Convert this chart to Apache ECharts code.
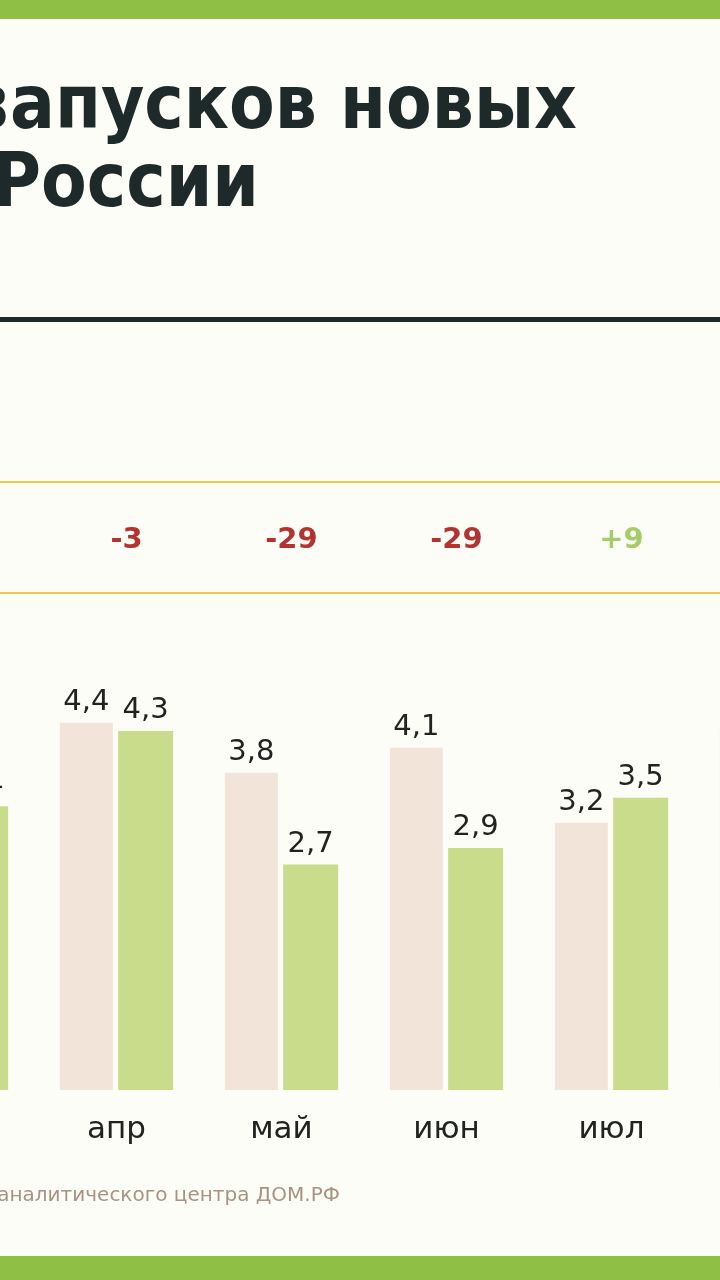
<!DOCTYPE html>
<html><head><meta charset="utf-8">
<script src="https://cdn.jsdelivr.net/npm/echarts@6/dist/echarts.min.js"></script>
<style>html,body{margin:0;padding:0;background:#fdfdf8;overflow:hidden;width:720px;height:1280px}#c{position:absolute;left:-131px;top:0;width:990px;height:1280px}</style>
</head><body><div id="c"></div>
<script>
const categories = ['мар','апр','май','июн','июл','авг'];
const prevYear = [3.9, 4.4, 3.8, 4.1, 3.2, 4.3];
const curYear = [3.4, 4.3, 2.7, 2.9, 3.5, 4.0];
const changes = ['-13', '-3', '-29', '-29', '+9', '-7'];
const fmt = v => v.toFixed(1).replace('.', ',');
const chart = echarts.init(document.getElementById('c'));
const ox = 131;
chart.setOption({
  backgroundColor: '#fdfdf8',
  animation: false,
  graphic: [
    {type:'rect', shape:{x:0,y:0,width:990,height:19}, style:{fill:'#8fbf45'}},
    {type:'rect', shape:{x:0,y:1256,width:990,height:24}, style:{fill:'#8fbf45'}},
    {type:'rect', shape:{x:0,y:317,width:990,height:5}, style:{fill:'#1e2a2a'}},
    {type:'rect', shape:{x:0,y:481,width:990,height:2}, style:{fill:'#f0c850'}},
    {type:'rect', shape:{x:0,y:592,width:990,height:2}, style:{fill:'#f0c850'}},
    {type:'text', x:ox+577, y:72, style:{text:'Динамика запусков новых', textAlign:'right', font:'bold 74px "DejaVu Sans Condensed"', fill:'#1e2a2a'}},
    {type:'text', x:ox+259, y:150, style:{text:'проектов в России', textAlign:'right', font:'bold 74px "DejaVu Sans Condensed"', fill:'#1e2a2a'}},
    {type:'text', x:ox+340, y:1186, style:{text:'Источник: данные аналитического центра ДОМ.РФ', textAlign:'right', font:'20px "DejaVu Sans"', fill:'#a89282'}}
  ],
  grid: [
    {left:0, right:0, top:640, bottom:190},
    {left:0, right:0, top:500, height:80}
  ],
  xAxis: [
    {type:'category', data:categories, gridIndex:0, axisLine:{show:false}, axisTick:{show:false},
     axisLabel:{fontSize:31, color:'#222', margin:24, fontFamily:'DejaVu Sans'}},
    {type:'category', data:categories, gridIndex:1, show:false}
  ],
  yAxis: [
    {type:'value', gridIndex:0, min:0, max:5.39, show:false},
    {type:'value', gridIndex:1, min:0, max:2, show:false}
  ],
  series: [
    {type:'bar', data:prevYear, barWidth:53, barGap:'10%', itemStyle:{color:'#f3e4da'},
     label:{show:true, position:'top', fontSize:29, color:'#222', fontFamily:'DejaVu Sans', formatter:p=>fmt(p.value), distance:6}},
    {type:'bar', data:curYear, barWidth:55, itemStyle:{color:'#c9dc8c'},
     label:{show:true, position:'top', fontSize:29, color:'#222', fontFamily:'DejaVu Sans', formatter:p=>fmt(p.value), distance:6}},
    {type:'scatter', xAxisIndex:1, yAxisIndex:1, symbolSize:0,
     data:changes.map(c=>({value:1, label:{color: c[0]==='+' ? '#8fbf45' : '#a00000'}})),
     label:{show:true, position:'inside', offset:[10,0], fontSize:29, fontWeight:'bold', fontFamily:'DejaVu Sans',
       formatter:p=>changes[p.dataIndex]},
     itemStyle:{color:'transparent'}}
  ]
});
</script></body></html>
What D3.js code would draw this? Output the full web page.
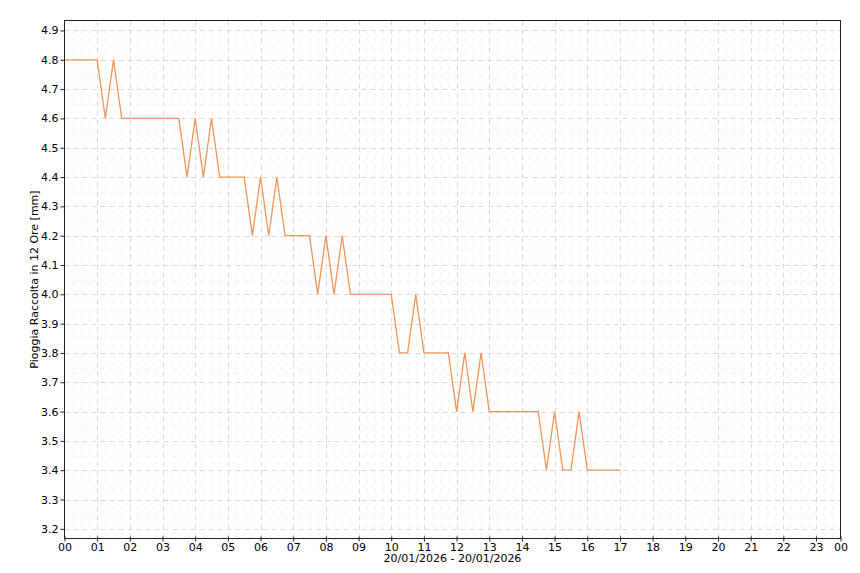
□ □ □ □ □ □ □
→ TASK BRIEF:
Reproduce each line exactly as it appears, omitting the pictures.

→ PROBLEM SOLUTION:
Convert this chart to Apache ECharts code.
<!DOCTYPE html>
<html><head><meta charset="utf-8">
<script src="https://cdn.jsdelivr.net/npm/echarts@6/dist/echarts.min.js"></script>
<style>html,body{margin:0;padding:0;background:#fdfdf8;overflow:hidden;width:720px;height:1280px}#c{position:absolute;left:-131px;top:0;width:990px;height:1280px}</style>
</head><body><div id="c"></div>
<script>
const categories = ['мар','апр','май','июн','июл','авг'];
const prevYear = [3.9, 4.4, 3.8, 4.1, 3.2, 4.3];
const curYear = [3.4, 4.3, 2.7, 2.9, 3.5, 4.0];
const changes = ['-13', '-3', '-29', '-29', '+9', '-7'];
const fmt = v => v.toFixed(1).replace('.', ',');
const chart = echarts.init(document.getElementById('c'));
const ox = 131;
chart.setOption({
  backgroundColor: '#fdfdf8',
  animation: false,
  graphic: [
    {type:'rect', shape:{x:0,y:0,width:990,height:19}, style:{fill:'#8fbf45'}},
    {type:'rect', shape:{x:0,y:1256,width:990,height:24}, style:{fill:'#8fbf45'}},
    {type:'rect', shape:{x:0,y:317,width:990,height:5}, style:{fill:'#1e2a2a'}},
    {type:'rect', shape:{x:0,y:481,width:990,height:2}, style:{fill:'#f0c850'}},
    {type:'rect', shape:{x:0,y:592,width:990,height:2}, style:{fill:'#f0c850'}},
    {type:'text', x:ox+577, y:72, style:{text:'Динамика запусков новых', textAlign:'right', font:'bold 74px "DejaVu Sans Condensed"', fill:'#1e2a2a'}},
    {type:'text', x:ox+259, y:150, style:{text:'проектов в России', textAlign:'right', font:'bold 74px "DejaVu Sans Condensed"', fill:'#1e2a2a'}},
    {type:'text', x:ox+340, y:1186, style:{text:'Источник: данные аналитического центра ДОМ.РФ', textAlign:'right', font:'20px "DejaVu Sans"', fill:'#a89282'}}
  ],
  grid: [
    {left:0, right:0, top:640, bottom:190},
    {left:0, right:0, top:500, height:80}
  ],
  xAxis: [
    {type:'category', data:categories, gridIndex:0, axisLine:{show:false}, axisTick:{show:false},
     axisLabel:{fontSize:31, color:'#222', margin:24, fontFamily:'DejaVu Sans'}},
    {type:'category', data:categories, gridIndex:1, show:false}
  ],
  yAxis: [
    {type:'value', gridIndex:0, min:0, max:5.39, show:false},
    {type:'value', gridIndex:1, min:0, max:2, show:false}
  ],
  series: [
    {type:'bar', data:prevYear, barWidth:53, barGap:'10%', itemStyle:{color:'#f3e4da'},
     label:{show:true, position:'top', fontSize:29, color:'#222', fontFamily:'DejaVu Sans', formatter:p=>fmt(p.value), distance:6}},
    {type:'bar', data:curYear, barWidth:55, itemStyle:{color:'#c9dc8c'},
     label:{show:true, position:'top', fontSize:29, color:'#222', fontFamily:'DejaVu Sans', formatter:p=>fmt(p.value), distance:6}},
    {type:'scatter', xAxisIndex:1, yAxisIndex:1, symbolSize:0,
     data:changes.map(c=>({value:1, label:{color: c[0]==='+' ? '#8fbf45' : '#a00000'}})),
     label:{show:true, position:'inside', offset:[10,0], fontSize:29, fontWeight:'bold', fontFamily:'DejaVu Sans',
       formatter:p=>changes[p.dataIndex]},
     itemStyle:{color:'transparent'}}
  ]
});
</script></body></html>
What D3.js code would draw this? Output the full web page.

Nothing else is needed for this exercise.